Providing affordable energy to the people has become ASEAN’s agenda as it is one of the four pillars of ASEAN energy cooperation, and is expected to remain the region’s focus in 2018, especially for electricity.
Although some ASEAN Member States (AMS) may be challenged in maintaining electricity tariff by ruling out new policies and subsidies like Indonesia and the Philippines, Malaysia is committed to hold the electricity tariff at the same level until the next three years for domestic and commercial users.
In the meantime, the good news is coming from Cambodia where government plans to bring down the cost of electricity for factories in agriculture sector. The rate is expected to be reduced to USD 12 cents/kWh upon full capacity operation of power plants under construction in Myanmar.

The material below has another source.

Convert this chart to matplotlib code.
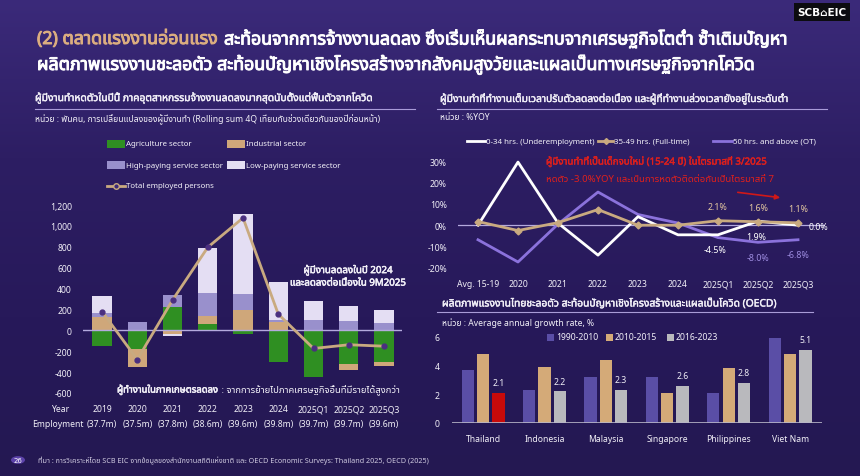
import numpy as np
import matplotlib
matplotlib.use('Agg')
import matplotlib.pyplot as plt
from matplotlib import font_manager as fm
from matplotlib.ft2font import FT2Font
from matplotlib.patches import Rectangle, Circle, FancyArrowPatch
from matplotlib.lines import Line2D
from matplotlib.colors import LinearSegmentedColormap
import matplotlib.transforms as mtransforms
import matplotlib.patheffects as pe

# ---------------- data ----------------
years = ['2019', '2020', '2021', '2022', '2023', '2024', '2025Q1', '2025Q2', '2025Q3']
employment = ['(37.7m)', '(37.5m)', '(37.8m)', '(38.6m)', '(39.6m)', '(39.8m)', '(39.7m)', '(39.7m)', '(39.6m)']
agriculture = [-150, -177, 222, 63, -35, -304, -446, -326, -304]
industrial = [125, -174, -38, 76, 196, 76, 5, -51, -41]
high_paying = [45, 76, 117, 216, 149, 25, 98, 92, 66]
low_paying = [155, 0, -12, 437, 766, 358, 174, 145, 124]
total_employed = [180, -280, 290, 795, 1077, 155, -174, -138, -152]
left_yticks = [-600, -400, -200, 0, 200, 400, 600, 800, 1000, 1200]

periods = ['Avg. 15-19', '2020', '2021', '2022', '2023', '2024', '2025Q1', '2025Q2', '2025Q3']
hrs_0_34 = [0.0, 29.5, 1.0, -14.0, 4.0, -4.5, -4.5, 1.9, 0.0]
hrs_35_49 = [1.7, -2.5, 1.2, 7.3, 0.0, 0.0, 2.1, 1.6, 1.1]
hrs_50_up = [-6.8, -17.2, 0.5, 15.5, 5.0, 1.0, -5.8, -8.0, -6.8]
right_yticks = [-20, -10, 0, 10, 20, 30]

countries = ['Thailand', 'Indonesia', 'Malaysia', 'Singapore', 'Philippines', 'Viet Nam']
g_1990_2010 = [3.7, 2.3, 3.2, 3.2, 2.1, 5.9]
g_2010_2015 = [4.8, 3.9, 4.4, 2.1, 3.8, 4.8]
g_2016_2023 = [2.1, 2.2, 2.3, 2.6, 2.8, 5.1]
prod_yticks = [0, 2, 4, 6]

# ---------------- fonts ----------------
def thai_fonts():
    pref = ['Noto Sans Thai', 'Noto Sans Thai Looped', 'Sarabun', 'Kanit', 'Prompt',
            'Loma', 'Garuda', 'Norasi', 'Tlwg Typo', 'Waree']
    found = []
    for f in fm.fontManager.ttflist:
        if f.name in found:
            continue
        try:
            if 0x0E01 in FT2Font(f.fname).get_charmap():
                found.append(f.name)
        except Exception:
            pass
    found.sort(key=lambda n: pref.index(n) if n in pref else 99)
    return found

FAM = ['Noto Sans'] + thai_fonts() + ['DejaVu Sans']
plt.rcParams['font.family'] = FAM

# ---------------- colours ----------------
C_AGR = '#2f8f22'
C_IND = '#cfa77a'
C_HIGH = '#9990cc'
C_LOW = '#e4def3'
C_LINE = '#c9aa80'
C_WHITE = '#ffffff'
C_PURP = '#8b72dc'
C_P1 = '#5a4ea6'
C_P2 = '#d4aa78'
C_P3 = '#b9b9bd'
C_RED = '#c80a0a'
C_RULE = '#a99cd8'
TXT = '#f2f0f8'
FS = 6.2
FS_LEG = 5.7

W, H = 860, 477
fig = plt.figure(figsize=(8.6, 4.77), dpi=100)

def X(px):
    return px / W

def Y(py):
    return 1 - py / H

# background gradient
bg = fig.add_axes([0, 0, 1, 1], zorder=-10)
cmap = LinearSegmentedColormap.from_list('bg', ['#3b2a7a', '#2d1e63', '#27195a', '#241852'])
bg.imshow(np.linspace(0, 1, 256).reshape(-1, 1), aspect='auto', cmap=cmap,
          extent=[0, 1, 0, 1], origin='upper')
bg.axis('off')

def ftext(px, py, s, stroke=0, **kw):
    kw.setdefault('va', 'center')
    kw.setdefault('color', TXT)
    t = fig.text(X(px), Y(py), s, **kw)
    if stroke:
        t.set_path_effects([pe.withStroke(linewidth=stroke, foreground=kw['color'])])
    return t

def hrule(x0, x1, py):
    fig.add_artist(Line2D([X(x0), X(x1)], [Y(py), Y(py)], transform=fig.transFigure,
                          color=C_RULE, lw=0.8))

# ---------------- title ----------------
t1 = ftext(37, 40, '(2) ตลาดแรงงานอ่อนแรง', color='#dcae80', fontsize=12.8, fontweight='bold', stroke=0.7)
fig.canvas.draw()
ext = t1.get_window_extent()
ftext(ext.x1 + 6, 40, 'สะท้อนจากการจ้างงานลดลง ซึ่งเริ่มเห็นผลกระทบจากเศรษฐกิจโตต่ำ ซ้ำเติมปัญหา',
      color='white', fontsize=12.8, fontweight='bold', stroke=0.7)
ftext(37, 66, 'ผลิตภาพแรงงานชะลอตัว สะท้อนปัญหาเชิงโครงสร้างจากสังคมสูงวัยและแผลเป็นทางเศรษฐกิจจากโควิด',
      color='white', fontsize=12.8, fontweight='bold', stroke=0.7)

# logo
ftext(822, 13, 'SCB\u2302EIC', color='white', fontsize=7.5, fontweight='bold', ha='center',
      family='DejaVu Sans',
      bbox=dict(boxstyle='square,pad=0.35', fc='#0c0c10', ec='none'))

# ---------------- left panel ----------------
ftext(35, 99, 'ผู้มีงานทำหดตัวในปีนี้ ภาคอุตสาหกรรมจ้างงานลดลงมากสุดนับตั้งแต่ฟื้นตัวจากโควิด',
      fontsize=7.4, fontweight='bold', stroke=0.3)
hrule(35, 415, 110)
ftext(35, 120, 'หน่วย : พันคน, การเปลี่ยนแปลงของผู้มีงานทำ (Rolling sum 4Q เทียบกับช่วงเดียวกันของปีก่อนหน้า)',
      fontsize=6.2)

# legend
leg_items = [(107, 145, C_AGR, 'Agriculture sector'), (227, 145, C_IND, 'Industrial sector'),
             (107, 166, C_HIGH, 'High-paying service sector'), (227, 166, C_LOW, 'Low-paying service sector')]
for lx, ly, col, lab in leg_items:
    fig.add_artist(Rectangle((X(lx), Y(ly + 4)), 18 / W, 8 / H, transform=fig.transFigure,
                             fc=col, ec='none'))
    ftext(lx + 19, ly, lab, fontsize=FS_LEG)
fig.add_artist(Line2D([X(107), X(125)], [Y(187), Y(187)], transform=fig.transFigure,
                      color=C_LINE, lw=2))
fig.add_artist(Line2D([X(116)], [Y(187)], transform=fig.transFigure, marker='o', ms=4,
                      mfc='#3b2a78', mec=C_LINE, mew=1))
ftext(126, 187, 'Total employed persons', fontsize=FS_LEG)

ax1 = fig.add_axes([X(83), Y(399.2), (402 - 83) / W, (399.2 - 200.8) / H])
ax1.set_facecolor('none')
for s in ax1.spines.values():
    s.set_visible(False)
xi = np.arange(len(years))
pos = np.zeros(len(years))
neg = np.zeros(len(years))
for vals, col in [(agriculture, C_AGR), (industrial, C_IND), (high_paying, C_HIGH), (low_paying, C_LOW)]:
    v = np.array(vals, dtype=float)
    base = np.where(v >= 0, pos, neg)
    ax1.bar(xi, v, width=0.55, bottom=base, color=col, edgecolor='none', zorder=2)
    pos = pos + np.where(v >= 0, v, 0)
    neg = neg + np.where(v < 0, v, 0)
ax1.axhline(0, color='#b4aade', lw=1, zorder=3)
ax1.plot(xi, total_employed, color=C_LINE, lw=2, zorder=4, marker='o', ms=3.5,
         mfc='#4a2f80', mec='#4a2f80')
ax1.set_ylim(-650, 1250)
ax1.set_xlim(-0.54, 8.51)
ax1.set_yticks(left_yticks)
ax1.set_yticklabels([f'{v:,}' for v in left_yticks])
ax1.set_xticks([])
ax1.tick_params(axis='y', length=0, labelcolor=TXT, labelsize=FS, pad=8)

tr1 = mtransforms.blended_transform_factory(ax1.transData, fig.transFigure)
for i in xi:
    ax1.text(i, Y(410), years[i], transform=tr1, ha='center', va='center', color=TXT, fontsize=FS)
    ax1.text(i, Y(425), employment[i], transform=tr1, ha='center', va='center', color=TXT, fontsize=FS)
ftext(60, 410, 'Year', fontsize=FS, ha='center')
ftext(84, 425, 'Employment', fontsize=FS, ha='right')

ftext(348, 271, 'ผู้มีงานลดลงในปี 2024', fontsize=7, fontweight='bold', ha='center', stroke=0.4)
ftext(348, 284, 'และลดลงต่อเนื่องใน 9M2025', fontsize=7, fontweight='bold', ha='center', stroke=0.4)
ta = ftext(117, 391, 'ผู้ทำงานในภาคเกษตรลดลง', fontsize=6.8, fontweight='bold', stroke=0.4)
fig.canvas.draw()
e2 = ta.get_window_extent()
ftext(e2.x1 + 1, 391, ' : จากการย้ายไปภาคเศรษฐกิจอื่นที่มีรายได้สูงกว่า', fontsize=6.8)

# ---------------- right top panel ----------------
ftext(440, 100, 'ผู้มีงานทำที่ทำงานเต็มเวลาปรับตัวลดลงต่อเนื่อง และผู้ที่ทำงานล่วงเวลายังอยู่ในระดับต่ำ',
      fontsize=7.4, fontweight='bold', stroke=0.3)
hrule(437, 827, 110)
ftext(440, 118, 'หน่วย : %YOY', fontsize=6.2)

# legend
fig.add_artist(Line2D([X(467), X(485)], [Y(142), Y(142)], transform=fig.transFigure, color=C_WHITE, lw=2))
ftext(486, 142, '0-34 hrs. (Underemployment)', fontsize=5.7)
fig.add_artist(Line2D([X(598), X(613)], [Y(142), Y(142)], transform=fig.transFigure, color=C_LINE, lw=2))
fig.add_artist(Line2D([X(605.5)], [Y(142)], transform=fig.transFigure, marker='D', ms=3, color=C_LINE))
ftext(614, 142, '35-49 hrs. (Full-time)', fontsize=5.7)
fig.add_artist(Line2D([X(713), X(732)], [Y(142), Y(142)], transform=fig.transFigure, color=C_PURP, lw=2))
ftext(733, 142, '50 hrs. and above (OT)', fontsize=5.7)

ax2 = fig.add_axes([X(458), Y(275.4), (825 - 458) / W, (275.4 - 155.6) / H])
ax2.set_facecolor('none')
for s in ax2.spines.values():
    s.set_visible(False)
xp = np.arange(len(periods))
ax2.axhline(0, color='#b4aade', lw=0.9, zorder=1)
ax2.plot(xp, hrs_50_up, color=C_PURP, lw=2, zorder=2)
ax2.plot(xp, hrs_0_34, color=C_WHITE, lw=2, zorder=3)
ax2.plot(xp, hrs_35_49, color=C_LINE, lw=2, marker='D', ms=3.5, zorder=4)
ax2.set_ylim(-23, 33)
ax2.set_xlim(-0.5, 8.675)
ax2.set_yticks(right_yticks)
ax2.set_yticklabels([f'{v}%' for v in right_yticks])
ax2.set_xticks([])
ax2.tick_params(axis='y', length=0, labelcolor=TXT, labelsize=FS, pad=8)
tr2 = mtransforms.blended_transform_factory(ax2.transData, fig.transFigure)
for i in xp:
    ax2.text(i, Y(285), periods[i], transform=tr2, ha='center', va='center', color=TXT, fontsize=FS)

def lab(ax, x, y, txt, dx, dy, col):
    ax.annotate(txt, (x, y), xytext=(dx, dy), textcoords='offset pixels', ha='center',
                va='center', color=col, fontsize=6.4, fontweight='bold', annotation_clip=False)

for i in [6, 7, 8]:
    lab(ax2, i, hrs_35_49[i], f'{hrs_35_49[i]:.1f}%', 0, 14, '#e3c7a0')
lab(ax2, 6, hrs_0_34[6], f'{hrs_0_34[6]:.1f}%', -3, -15, C_WHITE)
lab(ax2, 7, hrs_0_34[7], f'{hrs_0_34[7]:.1f}%', -2, -15, C_WHITE)
lab(ax2, 8, hrs_0_34[8], f'{hrs_0_34[8]:.1f}%', 20, -1, C_WHITE)
for i in [7, 8]:
    lab(ax2, i, hrs_50_up[i], f'{hrs_50_up[i]:.1f}%', 0, -15, '#9d8ce0')

# red note
ftext(546, 162, 'ผู้มีงานทำที่เป็นเด็กจบใหม่ (15-24 ปี) ในไตรมาสที่ 3/2025',
      color='#e0201c', fontsize=7.0, fontweight='bold', stroke=0.3)
ftext(546, 179, 'หดตัว -3.0%YOY และเป็นการหดตัวติดต่อกันเป็นไตรมาสที่ 7',
      color='#e0201c', fontsize=6.9, fontweight='bold')
fig.add_artist(FancyArrowPatch((X(735), Y(193)), (X(783), Y(199)), transform=fig.transFigure,
                               arrowstyle='-|>', mutation_scale=7, color='#d01818', lw=1.2))

# ---------------- right bottom panel ----------------
ftext(442, 305, 'ผลิตภาพแรงงานไทยชะลอตัว สะท้อนปัญหาเชิงโครงสร้างและแผลเป็นโควิด (OECD)',
      fontsize=7.4, fontweight='bold', stroke=0.3)
hrule(437, 813, 313)
ftext(442, 323, 'หน่วย : Average annual growth rate, %', fontsize=6.2)

for sx, col, lab_t in [(547, C_P1, '1990-2010'), (606, C_P2, '2010-2015'), (667, C_P3, '2016-2023')]:
    fig.add_artist(Rectangle((X(sx), Y(341.5)), 7 / W, 7 / H, transform=fig.transFigure,
                             fc=col, ec='none'))
    ftext(sx + 9, 338, lab_t, fontsize=FS)

ax3 = fig.add_axes([X(452), Y(424), (822 - 452) / W, (424 - 332) / H])
ax3.set_facecolor('none')
for s in ax3.spines.values():
    s.set_visible(False)
xc = np.arange(len(countries))
c3 = [C_RED if c == 'Thailand' else C_P3 for c in countries]
ax3.bar(xc - 0.25, g_1990_2010, width=0.2, color=C_P1, zorder=2)
ax3.bar(xc, g_2010_2015, width=0.2, color=C_P2, zorder=2)
ax3.bar(xc + 0.25, g_2016_2023, width=0.2, color=c3, zorder=2)
for i, v in enumerate(g_2016_2023):
    ax3.annotate(f'{v:.1f}', (xc[i] + 0.25, v), xytext=(0, 10), textcoords='offset pixels',
                 ha='center', va='center', color=TXT, fontsize=FS, annotation_clip=False)
ax3.axhline(0, color='#b8b6c8', lw=1.2, zorder=3)
ax3.set_ylim(0, 6.4)
ax3.set_xlim(-0.505, 5.52)
ax3.set_yticks(prod_yticks)
ax3.set_xticks([])
ax3.tick_params(axis='y', length=0, labelcolor=TXT, labelsize=FS, pad=9)
tr3 = mtransforms.blended_transform_factory(ax3.transData, fig.transFigure)
for i in xc:
    ax3.text(i, Y(439), countries[i], transform=tr3, ha='center', va='center', color=TXT, fontsize=FS)

# ---------------- footer ----------------
fig.add_artist(Circle((X(18), Y(461)), 7 / W, transform=fig.transFigure, fc='#5b41a8', ec='none'))
ftext(18, 461, '26', fontsize=5, ha='center', color='white', family='DejaVu Sans')
ftext(38, 461, 'ที่มา : การวิเคราะห์โดย SCB EIC จากข้อมูลของสำนักงานสถิติแห่งชาติ และ OECD Economic Surveys: Thailand 2025, OECD (2025)',
      fontsize=5.2, color='#cfcae0')

fig.savefig('out.png', dpi=100, facecolor=fig.get_facecolor())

Energy business seems to be more prospective this year with the increasing competition and participation in the sector, spotted in the several ASEAN Member States.

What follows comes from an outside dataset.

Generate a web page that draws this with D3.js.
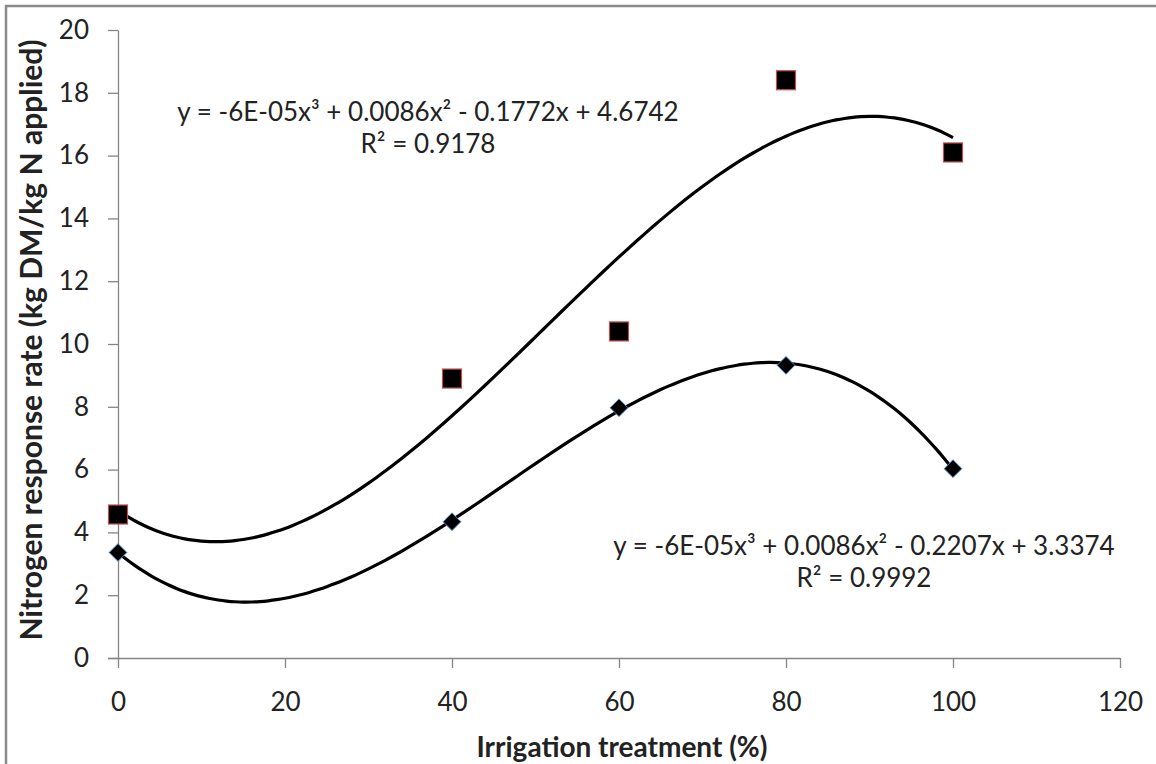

This indication is shown in the Philippines, where The Philippine National Oil Co. (PNOC) received several proposals from foreign firms to join partnership with them to build the ambitious integrated liquefied natural gas (LNG) hub in the country, including storage, liquefaction, regasification and distribution facility as well as reserve initial power plant capacity of 200 MW. The project will become the country’s first LNG hub. The Philippines is looking forward to having the ground-breaking in 2018.
More investment flows are also expected in ASEAN. World Bank is ready to disburse USD 600 million of loan for Indonesia through Ministry of Finance to continue the development of renewable energy. The Indonesian government is aiming to use the funds for financing five geothermal activities with a combined potential power generation capacity of more than 370 MW.
In Malaysia, more energy companies are diversifying its core business into renewable energy, mainly in hydropower and solar power. This is because the potentials are viewed as promising, looking at the market and financing climate created by the government in the past years.
Meanwhile, Indonesia starts exploring its ocean wave potential by developing a 10-MW marine and hydro-kinetic energy park in Nusa Penida in 2018. The country is engaging a Finland-based company, Wello, to begin this initiative in order to explore the possibility of tapping the 17-GW potential of energy from its ocean.
A remarkable achievement in renewable energy is also coming from the Philippines, as it is ranked to be the first in utilising solar power for electricity generation among the developing countries in Asia, according to a Dutch consultancy firm.
At a glance, the above indicators give a good predicament of how 2018 would be for ASEAN energy sector.